● **Aim of the task**
With the images removed, repeat the data below exactly.

— Start —

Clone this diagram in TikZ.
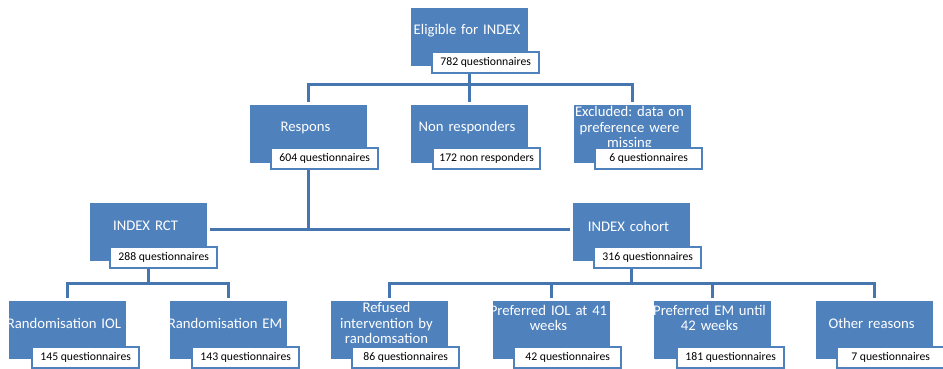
\documentclass[tikz,border=0pt]{standalone}
\usepackage{fontspec}
\setmainfont{Carlito}
\frenchspacing
\definecolor{boxblue}{HTML}{4F81BD}
\definecolor{lineblue}{HTML}{4676B0}
\begin{document}
\begin{tikzpicture}[x=1pt,y=-1pt,
  stage/.style={draw=none,fill=boxblue,minimum width=117pt,minimum height=58pt,
    inner sep=0pt,outer sep=3pt,anchor=north west},
  stagetext/.style={text=white,align=center,font=\fontsize{14.7}{15.5}\selectfont,
    text width=125pt},
  count/.style={draw=boxblue,line width=2.4pt,fill=white,minimum width=107pt,
    minimum height=21pt,inner sep=0pt,anchor=north west,
    font=\fontsize{11.7}{13}\selectfont},
  conn/.style={draw=lineblue,line width=3pt}]
\useasboundingbox (0,0) rectangle (943,369);

% junction heights of the elbow connectors
\coordinate (busA) at (0,85);
\coordinate (busB) at (0,229);
\coordinate (busC) at (0,283);

% stage boxes
\node[stage] (elig)   at (408,5)   {};
\node[stage] (resp)   at (247,102) {};
\node[stage] (nonr)   at (408,102) {};
\node[stage] (excl)   at (571,102) {};
\node[stage] (rct)    at (87,200)  {};
\node[stage] (coh)    at (570,200) {};
\node[stage] (riol)   at (6,298)   {};
\node[stage] (rem)    at (167,298) {};
\node[stage] (refu)   at (328,298) {};
\node[stage] (piol)   at (490,298) {};
\node[stage] (pem)    at (651,298) {};
\node[stage] (other)  at (813,298) {};

% connectors
\draw[conn] (elig.south) -- (elig.south |- busA);
\draw[conn] (resp.north) -- (resp.north |- busA) -- (excl.north |- busA) -- (excl.north);
\draw[conn] (nonr.north) -- (nonr.north |- busA);
\draw[conn] (resp.south) -- (resp.south |- busB);
\draw[conn] (rct.east |- busB) -- (coh.west |- busB);
\draw[conn] (rct.south) -- (rct.south |- busC);
\draw[conn] (riol.north) -- (riol.north |- busC) -- (rem.north |- busC) -- (rem.north);
\draw[conn] (coh.south) -- (coh.south |- busC);
\draw[conn] (refu.north) -- (refu.north |- busC) -- (other.north |- busC) -- (other.north);
\draw[conn] (piol.north) -- (piol.north |- busC);
\draw[conn] (pem.north) -- (pem.north |- busC);

% stage titles
\node[stagetext] (telig)  at (467,31)  {Eligible for INDEX};
\node[stagetext] (tresp)  at (305.5,128) {Respons};
\node[stagetext] (tnonr)  at (467,128) {Non responders};
\node[stagetext,anchor=north] (texcl) at (629.5,103) {Excluded: data on\\preference were\\missing};
\node[stagetext] (trct)   at (145.5,226) {INDEX RCT};
\node[stagetext] (tcoh)   at (628.5,226) {INDEX cohort};
\node[stagetext] (triol)  at (64,323)  {Randomisation IOL};
\node[stagetext] (trem)   at (225,323) {Randomisation EM};
\node[stagetext,anchor=north] (trefu) at (386.5,299) {Refused\\intervention by\\randomsation};
\node[stagetext] (tpiol)  at (548.5,318) {Preferred IOL at 41\\weeks};
\node[stagetext] (tpem)   at (709.5,318) {Preferred EM until\\42 weeks};
\node[stagetext] (tother) at (871.5,323) {Other reasons};

% count labels
\node[count] (celig)  at (431,51)  {782 questionnaires};
\node[count] (cresp)  at (270,147) {604 questionnaires};
\node[count] (cnonr)  at (432,147) {172 non responders};
\node[count] (cexcl)  at (594,147) {6 questionnaires};
\node[count] (crct)   at (109,246) {288 questionnaires};
\node[count] (ccoh)   at (593,246) {316 questionnaires};
\node[count] (criol)  at (31,346)  {145 questionnaires};
\node[count] (crem)   at (191,346) {143 questionnaires};
\node[count] (crefu)  at (351,346) {86 questionnaires};
\node[count] (cpiol)  at (513,346) {42 questionnaires};
\node[count] (cpem)   at (676,346) {181 questionnaires};
\node[count] (cother) at (836,346) {7 questionnaires};
\end{tikzpicture}
\end{document}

— End —

● **Solution to this problem**
Clone this diagram in TikZ.
\documentclass[tikz,border=0pt]{standalone}
\usepackage{fontspec}
\setmainfont{Carlito}
\frenchspacing
\definecolor{boxblue}{HTML}{4F81BD}
\definecolor{lineblue}{HTML}{4676B0}
\begin{document}
\begin{tikzpicture}[x=1pt,y=-1pt,
  stage/.style={draw=none,fill=boxblue,minimum width=117pt,minimum height=58pt,
    inner sep=0pt,outer sep=3pt,anchor=north west},
  stagetext/.style={text=white,align=center,font=\fontsize{14.7}{15.5}\selectfont,
    text width=125pt},
  count/.style={draw=boxblue,line width=2.4pt,fill=white,minimum width=107pt,
    minimum height=21pt,inner sep=0pt,anchor=north west,
    font=\fontsize{11.7}{13}\selectfont},
  conn/.style={draw=lineblue,line width=3pt}]
\useasboundingbox (0,0) rectangle (943,369);

% junction heights of the elbow connectors
\coordinate (busA) at (0,85);
\coordinate (busB) at (0,229);
\coordinate (busC) at (0,283);

% stage boxes
\node[stage] (elig)   at (408,5)   {};
\node[stage] (resp)   at (247,102) {};
\node[stage] (nonr)   at (408,102) {};
\node[stage] (excl)   at (571,102) {};
\node[stage] (rct)    at (87,200)  {};
\node[stage] (coh)    at (570,200) {};
\node[stage] (riol)   at (6,298)   {};
\node[stage] (rem)    at (167,298) {};
\node[stage] (refu)   at (328,298) {};
\node[stage] (piol)   at (490,298) {};
\node[stage] (pem)    at (651,298) {};
\node[stage] (other)  at (813,298) {};

% connectors
\draw[conn] (elig.south) -- (elig.south |- busA);
\draw[conn] (resp.north) -- (resp.north |- busA) -- (excl.north |- busA) -- (excl.north);
\draw[conn] (nonr.north) -- (nonr.north |- busA);
\draw[conn] (resp.south) -- (resp.south |- busB);
\draw[conn] (rct.east |- busB) -- (coh.west |- busB);
\draw[conn] (rct.south) -- (rct.south |- busC);
\draw[conn] (riol.north) -- (riol.north |- busC) -- (rem.north |- busC) -- (rem.north);
\draw[conn] (coh.south) -- (coh.south |- busC);
\draw[conn] (refu.north) -- (refu.north |- busC) -- (other.north |- busC) -- (other.north);
\draw[conn] (piol.north) -- (piol.north |- busC);
\draw[conn] (pem.north) -- (pem.north |- busC);

% stage titles
\node[stagetext] (telig)  at (467,31)  {Eligible for INDEX};
\node[stagetext] (tresp)  at (305.5,128) {Respons};
\node[stagetext] (tnonr)  at (467,128) {Non responders};
\node[stagetext,anchor=north] (texcl) at (629.5,103) {Excluded: data on\\preference were\\missing};
\node[stagetext] (trct)   at (145.5,226) {INDEX RCT};
\node[stagetext] (tcoh)   at (628.5,226) {INDEX cohort};
\node[stagetext] (triol)  at (64,323)  {Randomisation IOL};
\node[stagetext] (trem)   at (225,323) {Randomisation EM};
\node[stagetext,anchor=north] (trefu) at (386.5,299) {Refused\\intervention by\\randomsation};
\node[stagetext] (tpiol)  at (548.5,318) {Preferred IOL at 41\\weeks};
\node[stagetext] (tpem)   at (709.5,318) {Preferred EM until\\42 weeks};
\node[stagetext] (tother) at (871.5,323) {Other reasons};

% count labels
\node[count] (celig)  at (431,51)  {782 questionnaires};
\node[count] (cresp)  at (270,147) {604 questionnaires};
\node[count] (cnonr)  at (432,147) {172 non responders};
\node[count] (cexcl)  at (594,147) {6 questionnaires};
\node[count] (crct)   at (109,246) {288 questionnaires};
\node[count] (ccoh)   at (593,246) {316 questionnaires};
\node[count] (criol)  at (31,346)  {145 questionnaires};
\node[count] (crem)   at (191,346) {143 questionnaires};
\node[count] (crefu)  at (351,346) {86 questionnaires};
\node[count] (cpiol)  at (513,346) {42 questionnaires};
\node[count] (cpem)   at (676,346) {181 questionnaires};
\node[count] (cother) at (836,346) {7 questionnaires};
\end{tikzpicture}
\end{document}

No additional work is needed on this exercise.